When compiling this code with Clang, you’ll see warning messages:
1 | clang++ -pthread -Wthread-safety -std=c++17 guard.cpp -o guard |
As you can see, the compiler detects at compile time when the counter_
variable is accessed without holding the mutex_
lock and issues warnings.
PT_GUARDED_BY Pointer Protection
While GUARDED_BY is typically used on non-pointer members to protect the member variable itself, PT_GUARDED_BY is used on pointer and smart pointer members to protect the data being pointed to. Note that PT_GUARDED_BY only protects the data being pointed to, not the pointer itself. Here’s an example:
1 | Mutex mu; |
Capability Attribute Annotation
In the example above, we didn’t use the standard library’s mutex directly, but instead wrapped it in a simple Mutex
class. The class definition uses the __attribute__((capability("mutex")))
annotation.
This is because Clang’s thread safety analysis needs to know which types are locks and track their acquisition and release states. Standard library types don’t have these annotations and can’t be used directly with Clang’s thread safety analysis. Here, we use Clang’s capability("mutex")
attribute to specify that the class has lock characteristics.
LevelDB’s lock definition code also uses annotations, though slightly differently, using LOCKABLE
:
1 | class LOCKABLE Mutex { |
This is because earlier versions of Clang used the lockable attribute, while the more general capability attribute was introduced later. For backward compatibility, lockable was kept as an alias for capability(“mutex”). So, they are equivalent.
Thread Safety Analysis Capabilities
The example above is a bit simple. At its core, Clang’s static thread safety analysis aims to provide a way to protect resources at compile time. These resources can be data members like counter_
from earlier, or functions/methods that provide access to certain underlying resources. Clang can ensure at compile time that unless a thread has the capability to access a resource, it cannot access that resource.
Here, thread safety analysis uses attributes to declare resource constraints, which can be attached to classes, methods, and data members. Clang officially provides a series of attribute definition macros that can be used directly. LevelDB defines its own macros, which can also be referenced.
In the previous examples, annotations were mainly used on data members, but they can also be used on functions. For example, the Mutex object defined in LevelDB uses these annotations on member functions:
1 | class LOCKABLE Mutex { |
These annotations are primarily used to mark lock object member functions, telling the compiler how these functions will change the lock’s state:
- EXCLUSIVE_LOCK_FUNCTION: Indicates that the function will acquire exclusive access to the mutex.
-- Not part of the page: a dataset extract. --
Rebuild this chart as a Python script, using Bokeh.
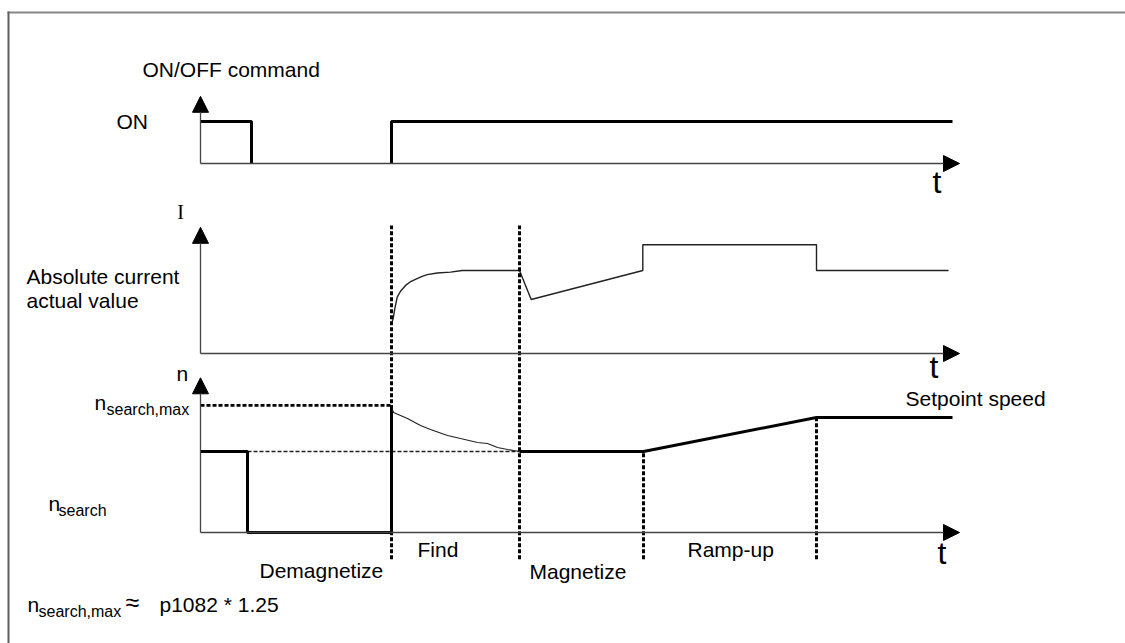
from bokeh.plotting import figure
from bokeh.models import Range1d, Arrow, NormalHead, ColumnDataSource
from bokeh.core.properties import value
from bokeh.embed import file_html
from bokeh.resources import INLINE

# ---------------- data (time in arbitrary units, levels per panel) ----------------
# event times
t_off = 5.1          # ON/OFF command goes OFF
t_spd_drop = 4.7     # speed drops to zero
t_on = 19.1          # command ON again / start of "Find"
t_find_end = 31.9    # end of "Find"
t_mag_end = 44.3     # end of "Magnetize"
t_ramp_end = 61.6    # end of "Ramp-up"
t_end = 75.2         # end of drawn signals
t_axis_end = 75.9

# ON/OFF command (1 = ON, 0 = OFF)
cmd_t1 = [0.0, t_off, t_off]
cmd_v1 = [1.0, 1.0, 0.0]
cmd_t2 = [t_on, t_on, t_end]
cmd_v2 = [0.0, 1.0, 1.0]

# absolute current actual value (% of magnetizing current)
cur_t = [19.1, 19.27, 19.43, 19.67, 20.0, 20.5, 21.07, 21.6, 22.17, 22.67, 23.67,
         25.0, 26.17, 31.9, 33.07, 44.23, 44.23, 61.6, 61.6, 74.8]
cur_v = [36, 42, 54, 68, 75, 82, 87, 90, 93, 95, 97,
         98, 100, 100, 65, 100, 131, 131, 100, 100]

# speed (1 = n_search)
n_search = 1.0
n_search_max = 1.57
n_setpoint = 1.42
spd_t1 = [0.0, t_spd_drop, t_spd_drop, t_on, t_on]
spd_v1 = [n_search, n_search, 0.0, 0.0, n_search_max]
find_t = [19.1, 19.3, 20.7, 22.0, 23.0, 24.7, 26.0, 27.7, 28.7, 29.7, 30.7, 31.9]
find_v = [1.543, 1.481, 1.407, 1.321, 1.272, 1.198, 1.160, 1.111, 1.099, 1.049, 1.025, 1.0]
spd_t2 = [t_find_end, t_mag_end, t_ramp_end, t_end]
spd_v2 = [n_search, n_search, n_setpoint, n_setpoint]

# phase boundaries (vertical dotted markers), in speed units
phase_t = [t_on, t_find_end, t_mag_end, t_ramp_end]
phase_top = [3.79, 3.79, n_search, n_setpoint]
phase_bottom = [-0.33, -0.33, -0.33, -0.33]

# axis extents (arrow tips)
cmd_axis_top = 1.6
cur_axis_top = 152
spd_axis_top = 1.91

# ---------------- layout ----------------
W, H = 1125, 643
PAGE_LEFT, PAGE_TOP = 0, 0
PAGE_BOTTOM = PAGE_TOP + H


def panel_range(base_py, unit_px):
    return Range1d(start=(base_py - PAGE_BOTTOM) / unit_px,
                   end=(base_py - PAGE_TOP) / unit_px)


x0_t = (PAGE_LEFT - 200) / 10.0
p = figure(width=W, height=H, output_backend="svg", toolbar_location=None,
           x_range=Range1d(x0_t, x0_t + W / 10.0),
           y_range=Range1d(PAGE_BOTTOM, PAGE_TOP),
           min_border=0, outline_line_color=None, background_fill_color="white",
           border_fill_color="white")
p.xaxis.visible = False
p.yaxis.visible = False
p.grid.visible = False
p.extra_x_ranges = {"px": Range1d(PAGE_LEFT, PAGE_LEFT + W)}
p.extra_y_ranges = {"cmd": panel_range(163, 42.0),
                    "cur": panel_range(353, 0.83),
                    "spd": panel_range(532, 81.0)}

# frame (top and left only) as thin filled bars
p.quad(left=[7, 7], right=[1125, 9], top=[11, 11], bottom=[13, 643], x_range_name="px",
       fill_color=["#888888", "#606060"], line_color=None)

AX = "#444444"
# axes with arrow heads
for rng, top in (("cmd", cmd_axis_top), ("cur", cur_axis_top), ("spd", spd_axis_top)):
    p.add_layout(Arrow(x_start=0, y_start=0, x_end=0, y_end=top, y_range_name=rng,
                       line_color=AX, line_width=1.3,
                       end=NormalHead(size=16, fill_color="black", line_color="black")))
    p.add_layout(Arrow(x_start=0, y_start=0, x_end=t_axis_end, y_end=0, y_range_name=rng,
                       line_color=AX, line_width=1.3,
                       end=NormalHead(size=16, fill_color="black", line_color="black")))

# ON/OFF command
p.line(cmd_t1, cmd_v1, y_range_name="cmd", line_color="black", line_width=3)
p.line(cmd_t2, cmd_v2, y_range_name="cmd", line_color="black", line_width=3)

# current
p.line(cur_t, cur_v, y_range_name="cur", line_color="#222222", line_width=1.4)

# speed reference dashed lines
p.line([0, t_on], [n_search_max, n_search_max], y_range_name="spd",
       line_color="black", line_width=2.6, line_dash="4 2")
p.line([t_spd_drop, t_find_end], [n_search, n_search], y_range_name="spd",
       line_color="#222222", line_width=1.4, line_dash="4 2")

# speed
p.line(spd_t1, spd_v1, y_range_name="spd", line_color="black", line_width=3)
p.line(find_t, find_v, y_range_name="spd", line_color="#222222", line_width=1.2)
p.line(spd_t2, spd_v2, y_range_name="spd", line_color="black", line_width=3)

# phase markers
p.segment(x0=phase_t, y0=phase_bottom, x1=phase_t, y1=phase_top, y_range_name="spd",
          line_color="black", line_width=3, line_dash="4 2")

# ---------------- texts (y = vertical middle of the line of text) ----------------
labels = [
    ("ON/OFF command", 142, 69, "21px"),
    ("ON", 116, 121, "21px"),
    ("Absolute current", 26, 275.5, "21px"),
    ("actual value", 26, 299.5, "21px"),
    ("n", 176, 372.5, "21px"),
    ("n", 94, 401.5, "21px"),
    ("search,max", 106, 409, "16px"),
    ("n", 48, 502.5, "21px"),
    ("search", 58, 510, "16px"),
    ("Demagnetize", 259, 569.5, "21px"),
    ("Find", 417, 548.5, "21px"),
    ("Magnetize", 529, 570.5, "21px"),
    ("Ramp-up", 687, 548.5, "21px"),
    ("Setpoint speed", 905, 397.5, "21px"),
    ("t", 932, 181.5, "32px"),
    ("t", 929, 366.5, "32px"),
    ("t", 937, 552.5, "32px"),
    ("n", 27, 603.5, "21px"),
    ("search,max", 38, 611, "16px"),
    ("\u2248", 125, 601, "25px"),
    ("p1082 * 1.25", 159, 603.5, "21px"),
]
src = ColumnDataSource(dict(
    x=[l[1] for l in labels], y=[l[2] for l in labels], text=[l[0] for l in labels],
    size=[l[3] for l in labels]))
p.text(x="x", y="y", text="text", source=src, x_range_name="px",
       text_font=value("Liberation Sans"), text_font_size="size",
       text_align="left", text_baseline="middle", text_color="black")

# serif "I" label of current axis
p.text(x=[180], y=[211.5], text=["I"], x_range_name="px",
       text_font=value("Liberation Serif"), text_font_size=value("20px"),
       text_align="center", text_baseline="middle", text_color="black")

open("out.html", "w").write(file_html(p, INLINE))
The lock must be unheld before calling, and will be exclusively held by the current thread after calling;
- UNLOCK_FUNCTION: Indicates that the function will release the lock. The lock must be held before calling (either exclusively or shared), and will be released after calling;
- ASSERT_EXCLUSIVE_LOCK: Used to assert that the current thread holds exclusive ownership of the lock, typically used in debug code to ensure code runs in the correct locking state.
Of course, these are Clang’s early thread safety annotations, mainly named for locks. The above can now be replaced with ACQUIRE(…), ACQUIRE_SHARED(…), RELEASE(…), RELEASE_SHARED(…).
For more details about other annotations, you can refer to Clang’s official documentation on Thread Safety Analysis.